November 29, 2000 By Barbara Wolff

It’s snowing with joyous abandon on the marsh outside Robert Mandel’s new office. The marsh reeds shake, rattle and roll against a stiff northwest wind. It’s clear that winter is not only coming on, but is here, and with a vengeance.

However, Mandel has his mind on morels, which won’t be hiding in the woods until May. Mushrooms have been good to Mandel and to the Syracuse University Press, which he ran before coming to Madison to direct the University of Wisconsin Press.

“One of the great successes at the Syracuse Press was a field guide to mushrooms. It sold 3,000 copies the first year, and never has been out of print,” he says.

One secret to that success was canny marketing, Mandel says. “We contacted every mycology club in the northeastern United States and Canada.”

Mandel and the Graduate School, which oversees the press, hope for similar publishing coups here. Recent history has been troubled. A $1 million deficit in 1999 resulted in reorganization that cost the press four staff positions. It also concentrated remaining personnel into fewer target areas: regional titles, film studies, Latin American studies, gay and lesbian studies, art history, classics and Holocaust studies. One of Mandel’s first tasks will be to examine how close to the financial mark those targets have come in the last year.

“Everything is up for discussion,” he says. “I’m open to just about anything.”

The 63-year-old press publishes about 45 titles each year (Mandel hopes to raise the number to 60 or so), along with 13 journals. Key to success in this area will be expanding the press’s market niches, so critical to academic publishing houses. Finding financially viable crannies of the book-buying public has become an essential component of the strategy that he hopes to employ to improve the press’s ledger. Possible future niches might be found in field guides to Wisconsin wildflowers, reference books about the state’s native peoples or histories of the railroads.

Product form might prove another point of innovation. Mandel says he will explore the new technologies of publishing on demand, which prints a title only in response to an order for it; and Web publishing, whereby patrons subscribe to online journals or purchase access to an online book.

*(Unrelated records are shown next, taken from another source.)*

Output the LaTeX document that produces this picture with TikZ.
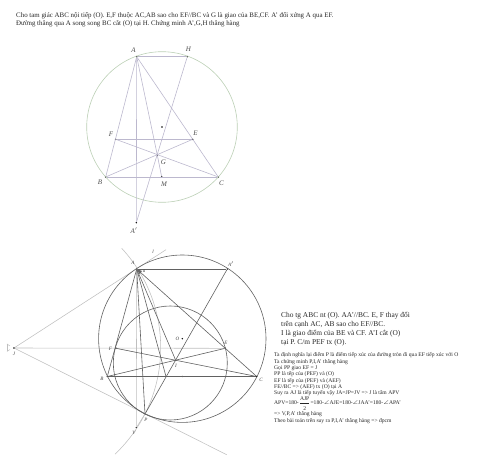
\documentclass[tikz,border=0pt]{standalone}
\usepackage{amsmath}
\usepackage{amssymb}
\usepackage{fontspec}
\setmainfont{Liberation Serif}
\definecolor{linepurple}{RGB}{188,184,206}
\definecolor{circlegreen}{RGB}{188,208,182}
\tikzset{
    dot/.style={circle, fill=black, inner sep=0pt, minimum size=1.6pt},
    lab/.style={font=\itshape\fontsize{7}{8}\selectfont, text=black!70, inner sep=0pt},
    labsm/.style={font=\itshape\fontsize{5}{6}\selectfont, text=black!75, inner sep=0pt},
    thinline/.style={draw=linepurple, line width=0.6pt},
    darkline/.style={draw=black!62, line width=0.6pt},
    paleline/.style={draw=black!25, line width=0.55pt},
    note/.style={font=\fontsize{#1}{#1}\selectfont, anchor=base west, inner sep=0pt, text=black!85},
}
\begin{document}
\begin{tikzpicture}[x=1pt, y=-1pt]
    \useasboundingbox (0,0) rectangle (480,462);

    % heading
    \node[note=6.9] (t1) at (16,17.5) {Cho tam giác ABC nội tiếp (O). E,F thuộc AC,AB sao cho EF//BC và G là giao của BE,CF. A' đối xứng A qua EF.};
    \node[note=6.9] (t2) at (16,26) {Đường thẳng qua A song song BC cắt (O) tại H. Chứng minh A',G,H thẳng hàng};

    % first figure
    \node[dot] (A) at (136.7,56.7) {};
    \node[dot] (H) at (187.3,56.7) {};
    \node[dot] (F) at (115.7,139.3) {};
    \node[dot] (E) at (192.7,139.3) {};
    \node[dot] (G) at (157.3,155) {};
    \node[dot] (B) at (105.7,177) {};
    \node[dot] (C) at (218.3,177) {};
    \node[dot] (M) at (161.7,177) {};
    \node[dot] (O) at (162,127) {};
    \node[dot] (Aa) at (136.3,222.7) {};

    \draw[draw=circlegreen, line width=0.6pt] (O) circle (75.3);
    \draw[thinline] (A) -- (H);
    \draw[thinline] (A) -- (B);
    \draw[thinline] (A) -- (C);
    \draw[thinline] (B) -- (C);
    \draw[thinline] (F) -- (E);
    \draw[thinline] (B) -- (E);
    \draw[thinline] (C) -- (F);
    \draw[thinline] (A) -- (Aa);
    \draw[thinline] (Aa) -- (H);
    \draw[thinline] (A) -- (G);
    \draw[thinline] (G) -- (M);

    \node[lab] (lA) at (133.5,50) {A};
    \node[lab] (lH) at (188.5,49.5) {H};
    \node[lab] (lF) at (111,134) {F};
    \node[lab] (lE) at (195.5,133.5) {E};
    \node[lab] (lG) at (163.5,162) {G};
    \node[lab] (lB) at (100,182) {B};
    \node[lab] (lC) at (221.5,183) {C};
    \node[lab] (lM) at (164,184) {M};
    \node[lab] (lAa) at (134,230.5) {A$'$};

    % second figure
    \node[dot] (A2) at (136.7,269) {};
    \node[dot] (Aa2) at (227.3,269) {};
    \node[dot] (B2) at (107.3,376.5) {};
    \node[dot] (C2) at (256.7,376.5) {};
    \node[dot] (E2) at (225.3,348.3) {};
    \node[dot] (F2) at (116,348.3) {};
    \node[dot] (I2) at (175.7,360.3) {};
    \node[dot] (P2) at (145,414) {};
    \node[dot] (O2) at (182.3,338.7) {};
    \node[dot] (J2) at (14,348) {};
    \node[dot] (V2) at (136.3,427.7) {};
    \node[dot, black!50] (M2) at (182.3,376.5) {};
    \coordinate (D2) at (166,376.5);
    \coordinate (T1) at (166,249.7);
    \coordinate (T2) at (226.7,454.7);

    \draw[paleline] (J2) -- (T1);
    \draw[paleline] (J2) -- (T2);
    \draw[paleline] (J2) -- (E2);
    \draw[paleline] (A2) -- (V2);
    \draw[paleline] (P2) -- (V2);
    \draw[paleline] (121.7,248.3) arc[start angle=-42.8, end angle=46.5, radius=146.5];
    \draw[paleline] (7,344) -- (10,346) (7,351.5) -- (10,349.5) (7.5,344) -- (7.5,351.5);

    \draw[darkline] (O2) circle (83.7);
    \draw[darkline] (170.3,363) circle (57);
    \draw[darkline] (A2) -- (B2);
    \draw[darkline] (A2) -- (C2);
    \draw[darkline] (A2) -- (P2);
    \draw[darkline] (A2) -- (I2);
    \draw[darkline] (A2) -- (D2);
    \draw[darkline] (B2) -- (E2);
    \draw[darkline] (C2) -- (F2);
    \draw[darkline] (Aa2) -- (P2);
    \draw[darkline, line width=0.9pt] (A2) -- (Aa2);
    \draw[darkline, line width=0.9pt] (B2) -- (C2);
    \fill[black!60] (A2.center) -- (142,271) -- (139.5,274) -- cycle;

    \node[labsm] (la2) at (144,271) {a};
    \node[labsm] (ll2) at (153,252) {l};
    \node[labsm] (lA2) at (133,263) {A};
    \node[labsm] (lAa2) at (231,264) {A$'$};
    \node[labsm] (lO2) at (177.5,339) {O};
    \node[labsm] (lE2) at (226,342.5) {E};
    \node[labsm] (lF2) at (110.5,348.5) {F};
    \node[labsm] (lB2) at (102,379) {B};
    \node[labsm] (lC2) at (261,380) {C};
    \node[labsm] (lI2) at (176,366) {I};
    \node[labsm] (lP2) at (146,420) {P};
    \node[labsm] (lV2) at (134,433) {V};
    \node[labsm] (lJ2) at (14,354) {J};

    % right column
    \node[note=7.4] (p1) at (281,317.5) {Cho tg ABC nt (O). AA'//BC. E, F thay đổi};
    \node[note=7.4] (p2) at (281,327) {trên cạnh AC, AB sao cho EF//BC.};
    \node[note=7.4] (p3) at (281,336) {I là giao điểm của BE và CF. A'I cắt (O)};
    \node[note=7.4] (p4) at (281,345) {tại P. C/m PEF tx (O).};

    \node[note=5.6] (n1) at (274,357) {Ta định nghĩa lại điểm P là điểm tiếp xúc của đường tròn đi qua EF tiếp xúc với O};
    \node[note=5.6] (n2) at (274,363.3) {Ta chứng minh P,I,A' thẳng hàng};
    \node[note=5.6] (n3) at (274,369.6) {Gọi PP giao EF = J};
    \node[note=5.6] (n4) at (274,375.9) {PP là tếp của (PEF) và (O)};
    \node[note=5.6] (n5) at (274,382.2) {EF là tếp của (PEF) và (AEF)};
    \node[note=5.6] (n6) at (274,388.5) {FE//BC => (AEF) tx (O) tại A};
    \node[note=5.6] (n7) at (274,394.8) {Suy ra AJ là tiếp tuyến vậy JA=JP=JV => J là tâm APV};
    \node[note=5.6] (n8) at (274,405) {APV=180-$\dfrac{\text{\fontsize{5.6}{6}\selectfont AJP}}{\text{\fontsize{5.6}{6}\selectfont 2}}$=180-$\angle$AJE=180-$\angle$JAA'=180-$\angle$APA'};
    \node[note=5.6] (n9) at (274,416) {=> V,P,A' thẳng hàng};
    \node[note=5.6] (n10) at (274,422.5) {Theo bài toán trên suy ra P,I,A' thẳng hàng => đpcm};
\end{tikzpicture}
\end{document}
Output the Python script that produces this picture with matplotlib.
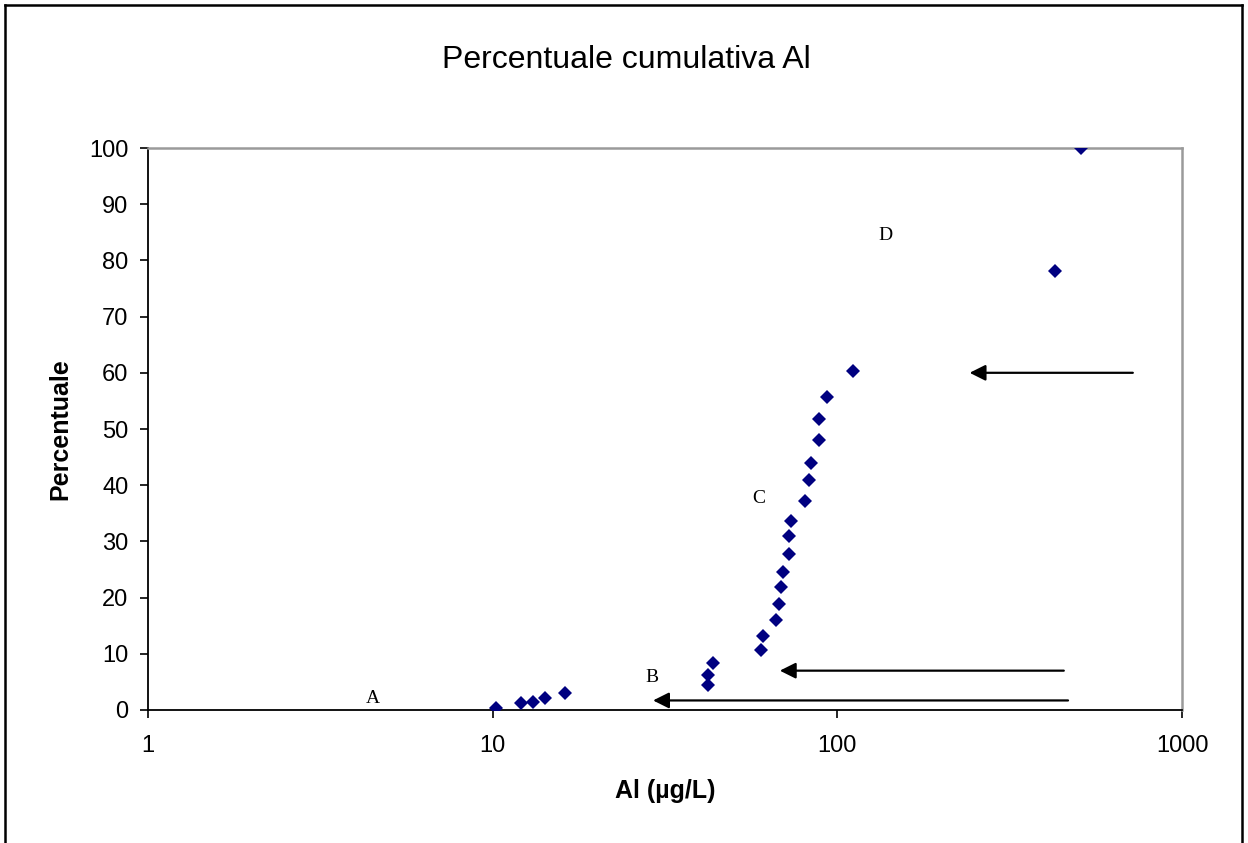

Academic publishers will need to do something to accommodate changes in the industry, and to reestablish their place in it. Usually charged with publishing titles with scholarly value that commercial houses refuse, academic publishers have seen their primary market, college and university libraries, plunge from 80 percent of their sales to 20 percent. “Once we could count on selling 1,000 copies of a book to libraries,” Mandel says. “Now we’re lucky if it’s 300 copies.”

Cuts in library budgets have driven academic publishers more and more to large commercial booksellers, which do business much differently than libraries. For example, bookstore chains usually order less-expensive paperbacks, but libraries traditionally purchase hardcovers.

Mandel brings solid business sense and background to the UW Press. Until 1993 he owned and operated his own A & M Publishing house, based in Michigan and specializing in general books on Midwest and Great Lakes subjects. Other highlights in his academic publishing career include positions at Prager Publishers in New York, State University of New York Press, Indiana University Press and Wayne State University Press. He also taught European history in Ontario, after receiving his Ph.D. from the University of Toronto and his M.A. and B.A. from UW–Madison, studying with the late George Mosse.

Mandel plans to strengthen the relationship between the university and the press to showcase UW–Madison faculty and programs. Mandel is committed to publishing important works of scholarship. To that end, the press, now located off Pflaum Road on Madison’s far east side, will move its offices much closer to campus next July or August.

“I want to be an activist director,” Mandel says. “I want to be involved in making things happen and getting things done. What the staff, university administration and I will be doing in the short term is looking at the most effective ways of doing that.”